Segunda: La vista continua de las cuentas que debía rendir a la Justicia inexorable de la Divinidad, y las penas con las que debía todo pagar.
Tercera: La vista amarguísima de todas las ingratitudes humanas, y el terrorífico espectáculo mismo de todas las almas que se habrían condenado, y para las cuales su Pasión no habría servido sino para hacerlas más infelices eternamente...
¡Oh, qué dolor para el Corazón Santísimo de Jesús que ama infinitamente a cada alma! Por esto, El habla con el Profeta diciendo: "Doloris inferni circumdederunt me" (Los dolores del Infierno me circundaron. Sal. 17, 6). Como si dijera: Siento en Mí los acerbísimos dolores en los que serán atormentados eternamente los pecadores que se condenarán.
Cuarta: La vista de todas las aflicciones que habría sufrido su Santa Iglesia. La vista de todas las penas corporales y espirituales a las que habrían sido sometidos inevitablemente todos los elegidos, tanto en esta vida como en el Purgatorio, y mucho más la pena del detrimento de los elegidos en las virtudes y en la adquisición de los bienes eternos, habiendo El dicho que la adquisición de todo el Universo no es de compararse a un simple detrimento del espíritu... "¿Quid enim proderit homini, si lucretur mundum totum, et detrimentum animae suae faciat? (¿De qué sirve al hombre ganar todo el mundo y perder su alma? Mc. 8,36). 

Uno de los extremos de estas interminables categorías de padecimientos del alma y del cuerpo de Nuestro Señor Jesucristo que ha de considerarse también es su duración, la cual no es desde el Jueves Santo en la tarde hasta el Viernes Santo, sino desde el primer instante de su Encarnación en el Seno Purísimo de María Virgen hasta el último respiro dado en la Cruz. Son treinta y cuatro años de continua agonía y de continuo inefable sufrir del alma y del cuerpo, en lo que se realiza de un modo misterioso la palabra del Profeta: "Abyssus abyssum invocat, in voce cataractarum tuarum". (Un abismo llama a otro abismo, al fragor de tus cataratas.
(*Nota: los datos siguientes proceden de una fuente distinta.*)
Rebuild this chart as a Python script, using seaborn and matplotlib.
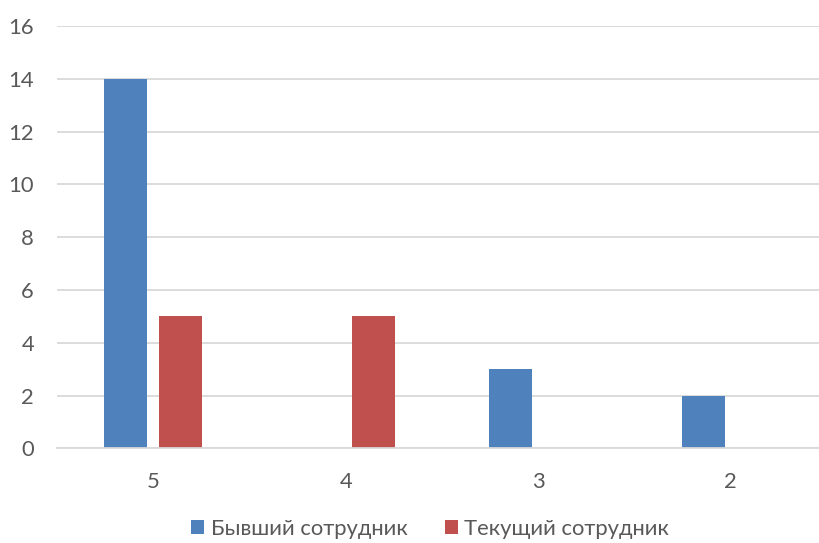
import numpy as np
import pandas as pd
import seaborn as sns
import matplotlib.pyplot as plt

# Data
grades = ["5", "4", "3", "2"]
former = [14, 0, 3, 2]
current = [5, 5, 0, 0]
series_names = ["Бывший сотрудник", "Текущий сотрудник"]
y_ticks = [0, 2, 4, 6, 8, 10, 12, 14, 16]

df = pd.DataFrame({
    "grade": grades * 2,
    "count": former + current,
    "status": [series_names[0]] * len(grades) + [series_names[1]] * len(grades),
})

sns.set_style("white")
plt.rcParams["font.family"] = ["Lato", "DejaVu Sans"]

text_color = "#595959"
grid_color = "#D9D9D9"

fig = plt.figure(figsize=(8.19, 5.43), dpi=100)
ax = fig.add_axes([57 / 819, 94.7 / 543, 770 / 819, 422.4 / 543])

sns.barplot(data=df, x="grade", y="count", hue="status", order=grades,
            hue_order=series_names, palette=["#4F81BD", "#C0504D"],
            saturation=1, width=0.571, gap=0.218, linewidth=0, ax=ax)

ax.set_xlim(-0.5, 3.5)
ax.set_ylim(0, 16)
ax.set_yticks(y_ticks)
ax.set_xlabel("")
ax.set_ylabel("")
ax.yaxis.grid(True, color=grid_color, linewidth=1.3)
ax.set_axisbelow(True)
for side in ["left", "right", "top"]:
    ax.spines[side].set_visible(False)
ax.spines["bottom"].set_color(grid_color)
ax.spines["bottom"].set_linewidth(1.3)
ax.tick_params(axis="both", length=0, labelsize=15.8, colors=text_color)
ax.tick_params(axis="y", pad=16.5)
ax.tick_params(axis="x", pad=17)

handles, labels = ax.get_legend_handles_labels()
ax.legend_.remove()
leg = fig.legend(handles, labels, loc="center", bbox_to_anchor=(430 / 819, 1 - 529 / 543),
                 ncol=2, frameon=False, fontsize=15.8, handlelength=0.6,
                 handleheight=0.6, handletextpad=0.3, columnspacing=1.7,
                 borderpad=0)
for t in leg.get_texts():
    t.set_color(text_color)

fig.savefig("out.png", dpi=100)
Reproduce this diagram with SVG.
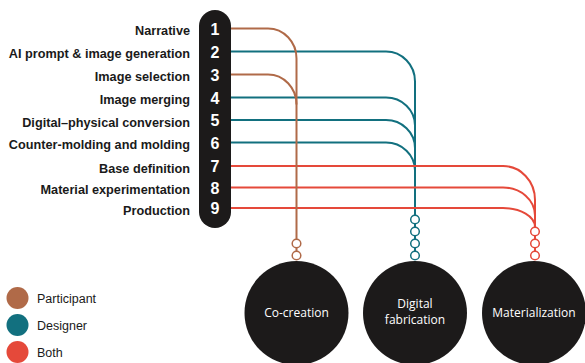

Salmo 41, 8).
El alma Santísima de Jesucristo bajo el ímpetu y la caída continua de las cataratas anegadoras de sus penas espirituales y de las agonías de su Corazón Divino pasaba de abismo en abismo, porque un abismo de penas llamaba a otro, y a otro... hasta lo infinito. ¡Ah, El debía pagar en Sí mismo toda la deuda de culpa y de pena eterna de sus elegidos y sentir todas sus penas temporales!
De aquí venía que Nuestro Señor amorosísimo moría a todo momento, en cuanto que el colmo de sus penas era tal que como puro Hombre El habría muerto a cada instante, pero que, como Dios, sostenía con un milagro continuo su vida mortal para prolongar hasta el fin sus padecimientos y coronarlos con todos los dolores y los ultrajes de su Pasión y de su muerte de Cruz.
¡Cuán cierto es entonces que estamos obligados ante Nuestro Sumo Bien Jesús no por una muerte sola, sino por miles y cientos de miles de muertes por amor nuestro!
Y sin embargo, Jesucristo Nuestro Señor, tratando con sus criaturas durante los treinta y tres años y tres meses de su vida terrena, aparecía calmado, dulce, sereno, tranquilo, manso, conversador... y hasta sonriente. El mantuvo perfectísimamente y comunicó este estado de paz y serena quietud en medio de abismos absolutamente inescrutables de penas interiores, diciendo por boca del Profeta, con una expresión que solo el Espíritu Santo podía dictar: "Ecce in pace amaritudo mea amarissima." (He aquí en la paz mi amargura amarguísima. Is. 38, 17.)